The newest release in the story of Gordon Freeman is a solid episode. It’s a cliffhanger, which hopefully means that we’ll see Episode 3 sooner than we saw this follow-up. It’s definitely got some nice touches and replay value.

But the gem of the three is definitely Portal. It’s a genius idea. Take the idea of the hazard course/test lab environment that we saw over seven years ago in the first Half-Life and combine it with a great new ‘weapon.’ On top of that they throw in the whole 2001: A Space Odyssey “HAL9000” element. The puzzles are great, and the humor is marvelous.

The difficulty is almost purely your ability to conceive the solution. There weren’t really any places in the game where I felt ‘hey, I don’t want to keep doing this, I get it but I’m just not capable, can’t I skip it?’ And to me that’s vital for a game.
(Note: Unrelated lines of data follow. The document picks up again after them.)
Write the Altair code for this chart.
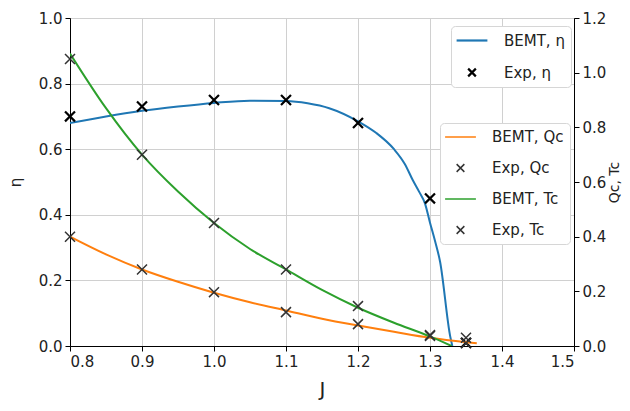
import altair as alt
import pandas as pd

# ---- data ----
J_eta = [0.80, 0.85, 0.90, 0.95, 1.00, 1.05, 1.10, 1.13, 1.16, 1.20, 1.225, 1.25,
         1.265, 1.276, 1.285, 1.293, 1.300, 1.307, 1.314, 1.328, 1.331]
eta_bemt = [0.680, 0.700, 0.717, 0.730, 0.741, 0.748, 0.747, 0.740, 0.725, 0.685, 0.650, 0.600,
            0.555, 0.506, 0.470, 0.435, 0.376, 0.320, 0.257, 0.030, 0.0]

J_q = [0.80, 0.85, 0.90, 0.95, 1.00, 1.05, 1.10, 1.15, 1.20, 1.25, 1.30, 1.35, 1.365]
qc_bemt = [0.400, 0.335, 0.280, 0.235, 0.195, 0.160, 0.130, 0.100, 0.075, 0.052, 0.030, 0.014, 0.010]

J_t = [0.80, 0.85, 0.90, 0.95, 1.00, 1.05, 1.10, 1.15, 1.20, 1.25, 1.30, 1.33]
tc_bemt = [1.070, 0.870, 0.700, 0.565, 0.450, 0.355, 0.280, 0.205, 0.140, 0.085, 0.035, 0.0]

J_exp = [0.80, 0.90, 1.00, 1.10, 1.20, 1.30, 1.35]
eta_exp = [0.70, 0.73, 0.75, 0.75, 0.68, 0.45, 0.01]
qc_exp = [0.40, 0.28, 0.197, 0.124, 0.08, 0.04, 0.01]
tc_exp = [1.05, 0.70, 0.45, 0.28, 0.146, 0.037, 0.03]

x_ticks = [0.8, 0.9, 1.0, 1.1, 1.2, 1.3, 1.4, 1.5]
y_left_ticks = [0.0, 0.2, 0.4, 0.6, 0.8, 1.0]
y_right_ticks = [0.0, 0.2, 0.4, 0.6, 0.8, 1.0, 1.2]

leg1_names = ["BEMT, η", "Exp, η"]
leg2_names = ["BEMT, Qc", "Exp, Qc", "BEMT, Tc", "Exp, Tc"]

BLUE, ORANGE, GREEN = "#1f77b4", "#ff7f0e", "#2ca02c"
FONT = "DejaVu Sans"
X_PATH = "M-0.55,-0.55L0.55,0.55M-0.55,0.55L0.55,-0.55"
LINE_PATH = "M-2.2,0L2.2,0"

# ---- tables ----
df_eta = pd.DataFrame({"J": J_eta, "v": eta_bemt})
df_q = pd.DataFrame({"J": J_q, "v": qc_bemt})
df_t = pd.DataFrame({"J": J_t, "v": tc_bemt})
df_eta_exp = pd.DataFrame({"J": J_exp, "v": eta_exp, "series": "Exp, η"})
df_qt_exp = pd.concat([
    pd.DataFrame({"J": J_exp, "v": qc_exp, "series": "Exp, Qc"}),
    pd.DataFrame({"J": J_exp, "v": tc_exp, "series": "Exp, Tc"}),
])

xscale = alt.Scale(domain=[0.8, 1.5], nice=False, zero=False)
xaxis = alt.Axis(values=x_ticks, format=".1f", title="J", titleFontSize=20,
                 titlePadding=10, grid=True)


def X():
    return alt.X("J:Q", scale=xscale, axis=xaxis)


yl_scale = alt.Scale(domain=[0, 1], nice=False, zero=False)
yl_axis = alt.Axis(values=y_left_ticks, format=".1f", title="η", titlePadding=15,
                   grid=True, orient="left")
yr_scale = alt.Scale(domain=[0, 1.2], nice=False, zero=False)
yr_axis = alt.Axis(values=y_right_ticks, format=".1f", title="Qc, Tc", titlePadding=2,
                   titleFontSize=14, grid=False, orient="right", titleAngle=270,
                   titleBaseline="top")


def YL():
    return alt.Y("v:Q", scale=yl_scale, axis=yl_axis)


def YR():
    return alt.Y("v:Q", scale=yr_scale, axis=yr_axis)


def legend(x, y, sw):
    return alt.Legend(orient="none", legendX=x, legendY=y, fillColor="white",
                      strokeColor="#d6d6d6", cornerRadius=4, padding=6,
                      symbolSize=196, symbolStrokeWidth=sw, symbolOffset=6.5,
                      labelOffset=23.5, rowPadding=15, labelFont=FONT,
                      labelFontSize=15, labelColor="#222", symbolOpacity=1)


leg1 = legend(381, 8, 2.2)
leg2 = legend(370, 105, 1.5)

eta_line = alt.Chart(df_eta).mark_line(color=BLUE, strokeWidth=2, interpolate="monotone",
                                       clip=True).encode(x=X(), y=YL())
eta_pts = alt.Chart(df_eta_exp).mark_point(filled=False, strokeWidth=2.2, size=330,
                                           opacity=1).encode(
    x=X(), y=YL(),
    color=alt.Color("series:N", title=None,
                    scale=alt.Scale(domain=leg1_names, range=[BLUE, "black"]), legend=leg1),
    shape=alt.Shape("series:N", title=None,
                    scale=alt.Scale(domain=leg1_names, range=[LINE_PATH, X_PATH]), legend=leg1),
)
left = alt.layer(eta_line, eta_pts)

q_line = alt.Chart(df_q).mark_line(color=ORANGE, strokeWidth=2, interpolate="monotone",
                                   clip=True).encode(x=X(), y=YR())
t_line = alt.Chart(df_t).mark_line(color=GREEN, strokeWidth=2, interpolate="monotone",
                                   clip=True).encode(x=X(), y=YR())
qt_pts = alt.Chart(df_qt_exp).mark_point(filled=False, strokeWidth=1.5, size=330,
                                         opacity=1).encode(
    x=X(), y=YR(),
    color=alt.Color("series:N", title=None,
                    scale=alt.Scale(domain=leg2_names,
                                    range=[ORANGE, "#333333", GREEN, "#333333"]),
                    legend=leg2),
    shape=alt.Shape("series:N", title=None,
                    scale=alt.Scale(domain=leg2_names,
                                    range=[LINE_PATH, X_PATH, LINE_PATH, X_PATH]),
                    legend=leg2),
)
right = alt.layer(q_line, t_line, qt_pts)

chart = alt.layer(left, right).resolve_scale(
    y="independent", color="independent", shape="independent"
).properties(
    width=504, height=328,
    autosize=alt.AutoSizeParams(type="none"),
    padding={"left": 62, "top": 10, "right": 48, "bottom": 56},
    background="white",
).configure_view(
    stroke="black", strokeWidth=1
).configure_axis(
    labelFont=FONT, labelFontSize=15, labelColor="#222",
    titleFont=FONT, titleFontSize=15, titleColor="#222", titleFontWeight="normal",
    domainColor="black", domainWidth=1, tickColor="black", tickSize=5, tickWidth=1,
    labelPadding=3, gridColor="#d0d0d0", gridWidth=1,
)

chart.save("out.html", embed_options={"renderer": "svg", "actions": False})
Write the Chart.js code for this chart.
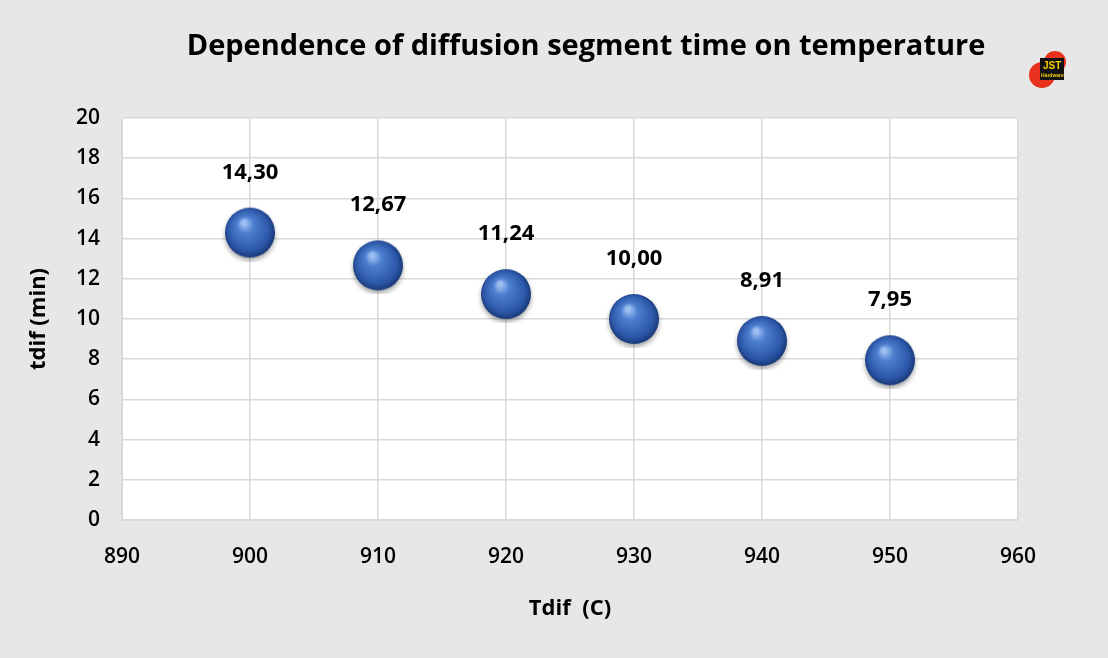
<!DOCTYPE html>
<html>
<head>
<meta charset="utf-8">
<script src="https://cdn.jsdelivr.net/npm/chart.js@4"></script>
<style>
body { margin:0; background:#e7e7e7; }
#wrap { position:relative; width:1108px; height:658px; }
#logo { position:absolute; left:1028px; top:48px; }
</style>
</head>
<body>
<div id="wrap">
<canvas id="myChart" width="1108" height="658"></canvas>
<canvas id="logo" width="44" height="44"></canvas>
</div>
<script>
var temps = [900, 910, 920, 930, 940, 950];
var times = [14.30, 12.67, 11.24, 10.00, 8.91, 7.95];
var xTicks = [890, 900, 910, 920, 930, 940, 950, 960];
var chartTitle = 'Dependence of diffusion segment time on temperature';

// sphere sprite
var R = 25;
var ball = document.createElement('canvas');
ball.width = ball.height = R * 2 + 8;
var b = ball.getContext('2d');
b.shadowColor = 'rgba(0,0,0,0.35)';
b.shadowBlur = 5; b.shadowOffsetY = 3;
var g = b.createRadialGradient(R - 2, R - 6, 2, R + 4, R + 4, R + 2);
g.addColorStop(0, '#9dc0f2');
g.addColorStop(0.25, '#4f7fd0');
g.addColorStop(0.75, '#2c57a8');
g.addColorStop(1, '#13306a');
b.fillStyle = g;
b.beginPath(); b.arc(R + 4, R + 4, R, 0, Math.PI * 2); b.fill();

// logo
var lc = document.getElementById('logo').getContext('2d');
lc.fillStyle = '#e8321e';
lc.beginPath(); lc.arc(27, 14, 11, 0, Math.PI * 2); lc.fill();
lc.beginPath(); lc.arc(14, 27, 13, 0, Math.PI * 2); lc.fill();
lc.fillStyle = '#111'; lc.fillRect(12, 10, 24, 22);
lc.fillStyle = '#f5d000'; lc.font = 'bold 10px Liberation Sans';
lc.fillText('JST', 15, 21);
lc.font = 'bold 5px Liberation Sans'; lc.fillText('Hardware', 13, 29);

var ctx = document.getElementById('myChart').getContext('2d');
Chart.defaults.font.family = 'Open Sans';
Chart.defaults.color = '#000';

var bgPlugin = {
    id: 'bg',
    beforeDraw: function(chart) {
        var a = chart.chartArea, c = chart.ctx;
        c.save(); c.fillStyle = '#fff';
        c.fillRect(a.left, a.top, a.right - a.left, a.bottom - a.top);
        c.font = 'bold 29px Open Sans';
        c.textAlign = 'center'; c.textBaseline = 'middle'; c.fillStyle = '#000';
        c.fillText(chartTitle, 586, 47);
        c.restore();
    },
    afterDatasetsDraw: function(chart) {
        var c = chart.ctx;
        c.save();
        c.font = 'bold 22px Open Sans';
        c.textAlign = 'center'; c.fillStyle = '#000';
        chart.getDatasetMeta(0).data.forEach(function(p, i) {
            c.fillText(times[i].toFixed(2).replace('.', ','), p.x, p.y - 54);
        });
        c.restore();
    }
};

var myChart = new Chart(ctx, {
    type: 'scatter',
    data: {
        datasets: [{
            data: temps.map(function(t, i) { return {x: t, y: times[i]}; }),
            pointStyle: ball,
            pointRadius: R
        }]
    },
    options: {
        responsive: false,
        animation: false,
        layout: { padding: { left: 22, right: 90, top: 118, bottom: 0 } },
        plugins: {
            legend: { display: false },
            tooltip: { enabled: false }
        },
        scales: {
            x: {
                type: 'linear', min: 890, max: 960,
                afterBuildTicks: function(s) { s.ticks = xTicks.map(function(v) { return {value: v}; }); },
                afterFit: function(s) { s.height = 138; },
                grid: { color: '#d9d9d9', lineWidth: 1.5, drawTicks: false },
                border: { color: '#d9d9d9' },
                ticks: { font: { size: 21, weight: 600 }, padding: 24 },
                title: { display: true, text: 'Tdif  (C)', font: { size: 22, weight: 'bold' }, padding: { top: 14, bottom: 36 } }
            },
            y: {
                min: 0, max: 20,
                afterFit: function(s) { s.width = 100; },
                grid: { color: '#d9d9d9', lineWidth: 1.5, drawTicks: false },
                border: { color: '#d9d9d9' },
                ticks: { stepSize: 2, font: { size: 21, weight: 600 }, padding: 22 },
                title: { display: true, text: 'tdif (min)', font: { size: 22, weight: 'bold' }, padding: { bottom: 4 } }
            }
        }
    },
    plugins: [bgPlugin]
});
</script>
</body>
</html>
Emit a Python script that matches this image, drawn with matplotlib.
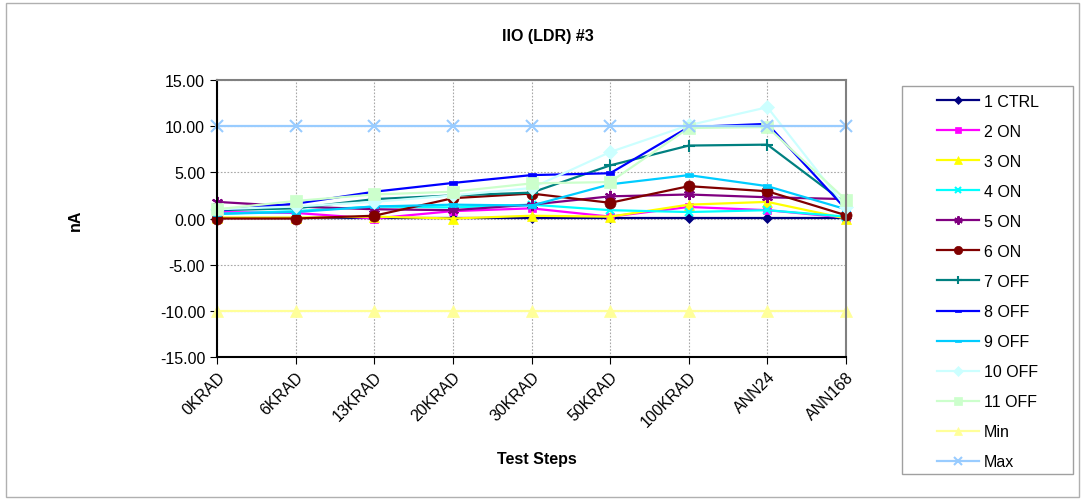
import numpy as np
from matplotlib import pyplot as plt
from matplotlib.patches import Rectangle

plt.rcParams["font.family"] = ["Liberation Sans", "DejaVu Sans"]

steps = ["0KRAD", "6KRAD", "13KRAD", "20KRAD", "30KRAD", "50KRAD", "100KRAD", "ANN24", "ANN168"]

ctrl_1 = [0.05, 0.05, 0.05, 0.05, 0.05, 0.05, 0.05, 0.05, 0.05]
on_2 = [0.7, 0.6, 0.0, 0.8, 1.1, 0.2, 1.25, 0.9, 0.1]
on_3 = [0.1, 0.1, 0.2, 0.0, 0.3, 0.2, 1.5, 1.8, 0.0]
on_4 = [0.5, 0.8, 1.3, 1.2, 1.5, 0.9, 0.7, 0.9, 0.2]
on_5 = [1.8, 1.3, 1.0, 0.9, 1.5, 2.4, 2.6, 2.3, 2.1]
on_6 = [0.0, 0.0, 0.3, 2.2, 2.7, 1.7, 3.5, 2.95, 0.35]
off_7 = [0.9, 1.1, 2.1, 2.5, 2.8, 5.75, 7.9, 8.0, 1.6]
off_8 = [0.9, 1.6, 2.9, 3.85, 4.7, 4.9, 9.9, 10.25, 1.0]
off_9 = [0.5, 0.7, 1.3, 1.5, 1.4, 3.7, 4.7, 3.5, 1.0]
off_10 = [1.0, 1.3, 1.8, 2.5, 3.3, 7.2, 10.1, 12.05, 1.2]
off_11 = [1.0, 1.9, 2.6, 2.9, 3.8, 3.95, 9.8, 9.9, 2.0]
min_line = [-10.0] * 9
max_line = [10.0] * 9

# Excel-style "dash" marker: a short filled bar
dash = [(-1, -0.45), (1, -0.45), (1, 0.45), (-1, 0.45), (-1, -0.45)]

series = [
    ("1 CTRL", ctrl_1, "#000080", "D", 5),
    ("2 ON", on_2, "#FF00FF", "s", 6),
    ("3 ON", on_3, "#FFFF00", "^", 7),
    ("4 ON", on_4, "#00FFFF", "x", 6),
    ("5 ON", on_5, "#800080", (6, 2, 0), 8),
    ("6 ON", on_6, "#800000", "o", 8),
    ("7 OFF", off_7, "#008080", "+", 8),
    ("8 OFF", off_8, "#0000FF", dash, 6),
    ("9 OFF", off_9, "#00CCFF", dash, 6),
    ("10 OFF", off_10, "#CCFFFF", "D", 7),
    ("11 OFF", off_11, "#CCFFCC", "s", 8),
    ("Min", min_line, "#FFFF99", "^", 8),
    ("Max", max_line, "#99CCFF", "x", 8),
]

fig = plt.figure(figsize=(10.83, 5.02), dpi=100)
fig.patches.append(Rectangle((0.006, 0.008), 0.99, 0.984, transform=fig.transFigure,
                             fill=False, edgecolor="#b0b0b0", linewidth=1))
ax = fig.add_axes([217 / 1083, 1 - 358 / 502, (846 - 217) / 1083, (358 - 81) / 502])

x = np.arange(len(steps))
for name, vals, color, marker, ms in series:
    ax.plot(x, vals, color=color, marker=marker, markersize=ms, linewidth=1.6,
            markeredgewidth=1.5 if marker in ("x", "+", (6, 2, 0)) else 0.5,
            markeredgecolor=color, label=name, clip_on=False)

ax.set_xlim(0, len(steps) - 1)
ax.set_ylim(-15, 15)
ax.set_yticks(np.arange(-15, 16, 5))
ax.set_yticklabels([f"{v:.2f}" for v in np.arange(-15, 16, 5)], fontsize=11.5)
ax.set_xticks(x)
ax.set_xticklabels(steps, rotation=45, ha="right", rotation_mode="anchor", fontsize=11.5)
ax.grid(True, color="#a8a8a8", linestyle=(0, (1.5, 1.5)), linewidth=0.8)
ax.set_axisbelow(True)
ax.tick_params(direction="out", length=5, color="black")
ax.spines["left"].set_linewidth(1.5)
ax.spines["bottom"].set_linewidth(1.5)
for s in ("top", "right"):
    ax.spines[s].set_color("#808080")
    ax.spines[s].set_linewidth(1.5)

fig.text(548 / 1083, 1 - 36 / 502, "IIO (LDR) #3", ha="center", va="center",
         fontsize=11.5, fontweight="bold")
fig.text(75 / 1083, 1 - 220 / 502, "nA", ha="center", va="center", rotation=90,
         fontsize=11.5, fontweight="bold")
fig.text(537 / 1083, 1 - 460 / 502, "Test Steps", ha="center", va="center",
         fontsize=11.5, fontweight="bold")

# legend frame drawn separately so the padding matches the original
fig.patches.append(Rectangle((902 / 1083, 1 - 475 / 502), (1073 - 902) / 1083, (475 - 87) / 502,
                             transform=fig.transFigure, fill=False, edgecolor="#a0a0a0",
                             linewidth=1))
fig.legend(loc="upper left", bbox_to_anchor=(937 / 1083, 1 - 95 / 502),
           fontsize=11.5, frameon=False, handlelength=2.65, labelspacing=0.94,
           borderpad=0, handletextpad=0.3, borderaxespad=0, markerscale=0.75)

plt.savefig("out.png", dpi=100)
A video game shouldn’t be about training me to some obscure combination of buttons or my reaction time. Above all it should be, can I think my way through this novel situation.

I haven’t looked at the bonus levels (challenges and advanced versions of some of the puzzles seen in the main game) or the commentaries of either Portal or HL2:E2 yet. The past commentaries have been wonderful so I look forward to those. Also, they’ve added a feature ‘achievements’ that keeps track of certain side-goals. Neat.

I don’t play that many new games, but when I do I’m pretty happy if they turn out like this. There are surprises and a general ambiance that almost feels like Quake 1 in terms of making a game where anything could happen. And in some ways, anything can.